My slip-up gives me a better connection with the concept at hand. Until I’ve made a mistake in my handling/understanding of a given concept, the concept and I are ‘mere acquaintances’. When I goof, and consequently take a more mature and committed attitude to the subject matter, we’ve just become more intimate. When a rope is torn it takes a double knot to repair; now, my renewed relationship has a psychological ‘double-knot’.

 So there are three levels to my 'mistake-growth':

  1. I learn a lesson for my future conduct, when I recognize HOW I went wrong..
  2. I learn more about myself, when I analyze WHY I went wrong.
  3. I become closer to the subject matter, since I’ve revisited and renewed my commitment.

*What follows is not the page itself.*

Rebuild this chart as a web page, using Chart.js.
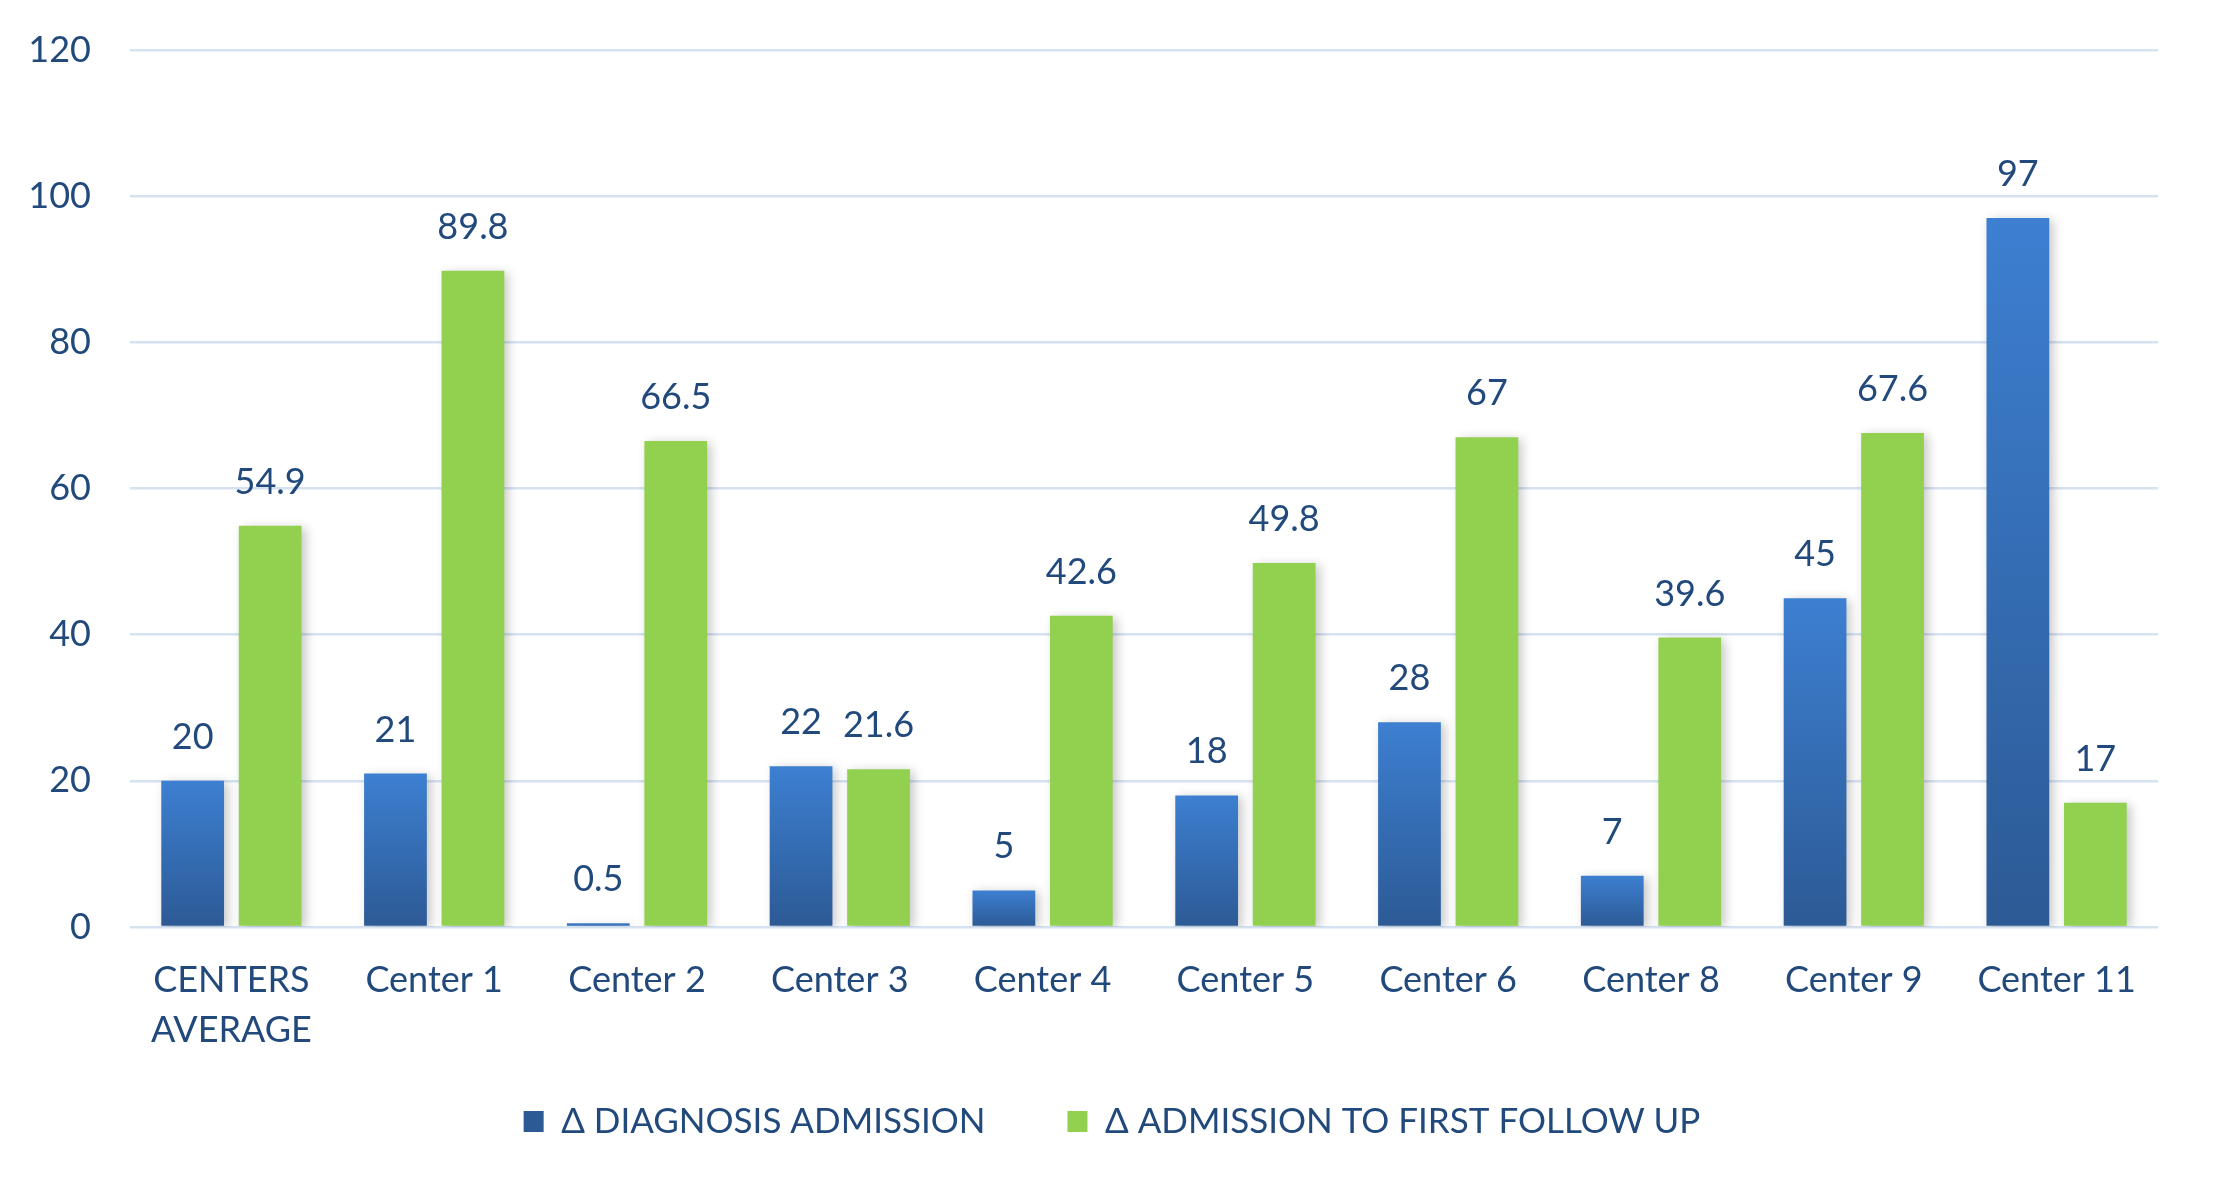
<!DOCTYPE html>
<html>
<head>
<meta charset="utf-8">
<script src="https://cdn.jsdelivr.net/npm/chart.js@4/dist/chart.umd.min.js"></script>
<style>
  html,body{margin:0;padding:0;background:#fff;}
  #wrap{width:2213px;height:1196px;position:relative;}
</style>
</head>
<body>
<div id="wrap"><canvas id="c" width="2213" height="1196"></canvas></div>
<script>
const categories = [["CENTERS","AVERAGE"],"Center 1","Center 2","Center 3","Center 4","Center 5","Center 6","Center 8","Center 9","Center 11"];
const diagnosisAdmission = [20,21,0.5,22,5,18,28,7,45,97];
const admissionFollowUp = [54.9,89.8,66.5,21.6,42.6,49.8,67,39.6,67.6,17];
const seriesNames = ["\u0394 DIAGNOSIS ADMISSION","\u0394 ADMISSION TO FIRST FOLLOW UP"];
const yTicks = [0,20,40,60,80,100,120];

const TEXT = '#21497c';
const FONT = 'Lato, "Open Sans", sans-serif';

function blueGradient(ctx){
  const chart = ctx.chart;
  const ca = chart.chartArea;
  if(!ca || ctx.dataIndex === undefined) return '#3470bb';
  const y = chart.scales.y;
  const v = ctx.dataset.data[ctx.dataIndex];
  const top = y.getPixelForValue(v), bot = y.getPixelForValue(0);
  if(!(bot - top > 1)) return '#3470bb';
  const g = chart.ctx.createLinearGradient(0, top, 0, bot);
  g.addColorStop(0, '#3d7fd1');
  g.addColorStop(1, '#2c5a95');
  return g;
}

const shadowPlugin = {
  id:'shadow',
  beforeDatasetDraw(chart){
    const c = chart.ctx; c.save();
    c.shadowColor='rgba(0,0,0,0.22)'; c.shadowBlur=10; c.shadowOffsetX=4; c.shadowOffsetY=2;
  },
  afterDatasetDraw(chart){ chart.ctx.restore(); }
};

const valueLabels = {
  id:'valueLabels',
  afterDatasetsDraw(chart){
    const c = chart.ctx;
    c.save();
    c.font = '36px ' + FONT;
    c.fillStyle = TEXT;
    c.textAlign = 'center';
    c.textBaseline = 'alphabetic';
    chart.data.datasets.forEach((ds, di)=>{
      const meta = chart.getDatasetMeta(di);
      meta.data.forEach((bar, i)=>{
        c.fillText(String(ds.data[i]), bar.x, bar.y - 32);
      });
    });
    c.restore();
  }
};

new Chart(document.getElementById('c'), {
  type:'bar',
  data:{
    labels: categories,
    datasets:[
      {label: seriesNames[0], data: diagnosisAdmission, backgroundColor: blueGradient, borderWidth:0},
      {label: seriesNames[1], data: admissionFollowUp, backgroundColor: '#92d050', borderWidth:0}
    ]
  },
  options:{
    responsive:false,
    animation:false,
    events:[],
    layout:{padding:{top:50,right:0,left:11,bottom:47}},
    datasets:{bar:{categoryPercentage:0.764, barPercentage:0.81}},
    scales:{
      x:{
        grid:{display:false},
        border:{display:false},
        ticks:{color:TEXT, font:{family:FONT, size:36, lineHeight:1.4}, padding:20, maxRotation:0, autoSkip:false},
        afterFit(s){ s.height = 130; s.paddingRight = 55; }
      },
      y:{
        min:0, max:120,
        afterBuildTicks(s){ s.ticks = yTicks.map(v=>({value:v})); },
        grid:{color:'#d5e2f2', lineWidth:2.5, drawTicks:false},
        border:{display:false},
        ticks:{color:TEXT, font:{family:FONT, size:36}, padding:39},
        afterFit(s){ s.width = 119; s.paddingTop = 20; s.paddingBottom = 20; }
      }
    },
    plugins:{
      legend:{
        position:'bottom',
        labels:{
          color:TEXT, font:{family:FONT, size:35}, boxWidth:20, boxHeight:21, padding:47,
          generateLabels(chart){
            const items = Chart.defaults.plugins.legend.labels.generateLabels(chart);
            if(items.length > 1) items[0].text = items[0].text + '\u2003\u2005';
            return items;
          }
        }
      },
      tooltip:{enabled:false}
    }
  },
  plugins:[shadowPlugin, valueLabels]
});
</script>
</body>
</html>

 So (as long as I’m consciously guiding my life), my mistakes are just a different way of growing. Nothing to shudder about. That would be a mistake.

 

 

 

Comments on: Anatomy of a Mistake
2/20/2008

Anne wrote...

Rabbi,

Can I guess that your [inspiring!] focus on mistakes has some relationship to the weekly Torah portion? I see that it depicts the Jews' tragic misdeed (mistake sounds too benign for this) in creating an idolatrous Golden Calf shortly after Moses ascended Mount Sinai? Are there lessons to be learned from that too????

2/20/2008

Mendy wrote...

Anne,

You're right on target!
Just to frame this correctly:
A. The Jews gather at Mt. Sinai for their birth as a nation, and G-d speaks the Ten Commandments and tells Moses to come up on the mountain for forty days.
B. As the forty days end, the Jews mistakenly believe that Moses has died on the mountain, and they build a golden calf.
C. Moses comes down the mountain and is hurt by their infidelity. He breaks the tablets.
D. The Jews regret their actions and ask G-d for another chance. So Moses goes back up and comes down with a second set of tablets.

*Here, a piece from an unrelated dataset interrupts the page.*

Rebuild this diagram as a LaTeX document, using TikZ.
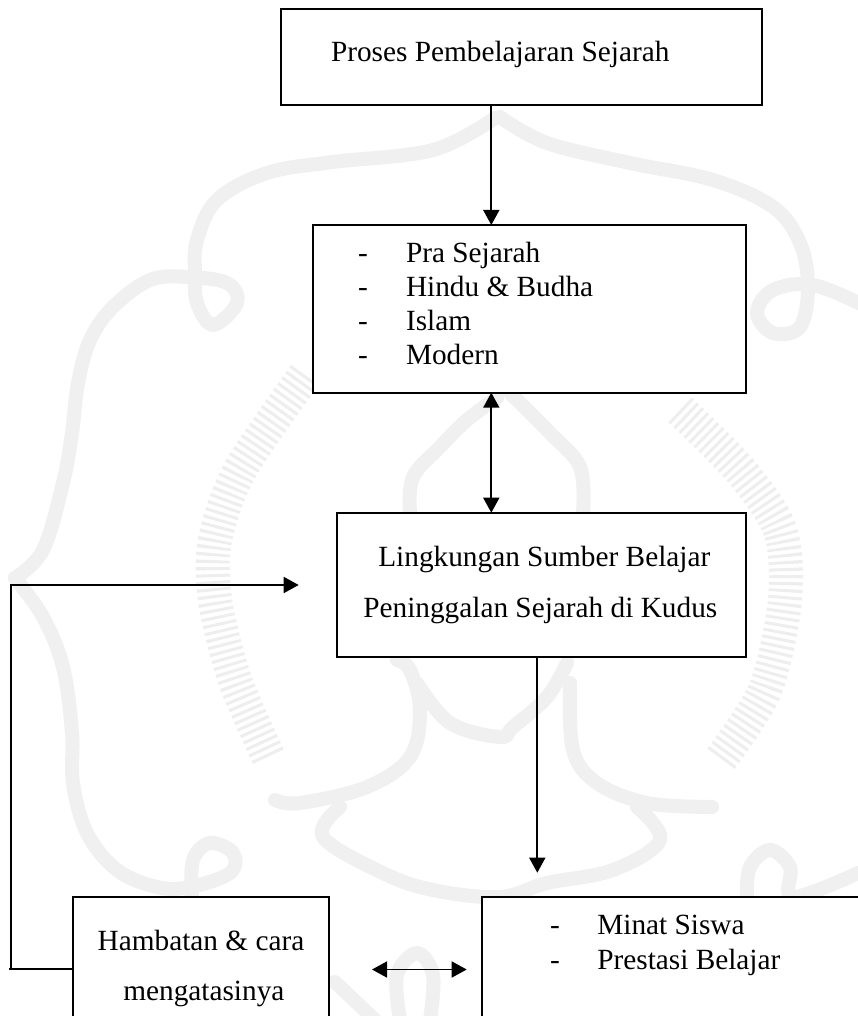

In Chassidic thought, we see this as one holisitic rhythm which was necessary for our birth as a people.
Just receiving a sublime code for life wasn't enough. We needed to experience failure, and taste the possiblity of rebound, in order for this to be an effective launch of our history.
It's a beautiful lesson.
No one looks to make mistakes, but life can't be meaningful without them.
2/21/2008

Bob Dorsky wrote...

Does a Jew really believe in the word ‘mistake’, ‘doing wrong’ or ‘accusation’. Perhaps, to me, better to think in terms of ‘near’ or ‘distant’ from Torah. I have always thought the notion or ‘right’ and ‘wrong’ to be a Christian concept and a destructive notion in society. It is an interesting topic that bears much (and endless) discussion. Thanks for bringing it up.
2/22/2008

Mendy wrote...

Bob,

'Near' or 'distant' (presumably to G-d) is certainly a healthy frame of reference to use for every moment of our day, as in "does this act bring me closer to G-d and to my own destiny as a human being or push me father away?".
But I don't think that this idea precludes the possibility of a mistake, which certainly exists within Jewish civil law (e.g. manslaugter is accidental homicide) and ritual law (e.g. the 'shogeg' offerings brought in the Temple to atone for 'mistakes'/accidental violations).
The concept of 'bashert', pre-ordination of life from Above, would seem to make mis-takes theologically implausible, though. No?
2/24/2008

Bob Dorsky wrote...

Mendy there seems to me to be a notion in Jewish thought that the legal ‘codes’ presented in Torah are always subservient to the more over arching desire to approach all human interaction first with compassion (also Torah). In any social situation, be it immediate family, or The Jewish family of which we are all a member, handling discourse with ‘accusation’ is an acerbic way of attempting to resolve problems. This is a litigious approach to social situations. It is better to work with the person who ‘erred’ in order to bring them ‘closer’ to Torah than to ‘pass judgment’ on a transgression and punish. This may seem like a subtle point but I think it makes a world of difference in how people view one another. Could Torah be at war with itself on this issue? Can the same Torah that speaks of compassion and mercy also speak of killing a son for transgressing against the father?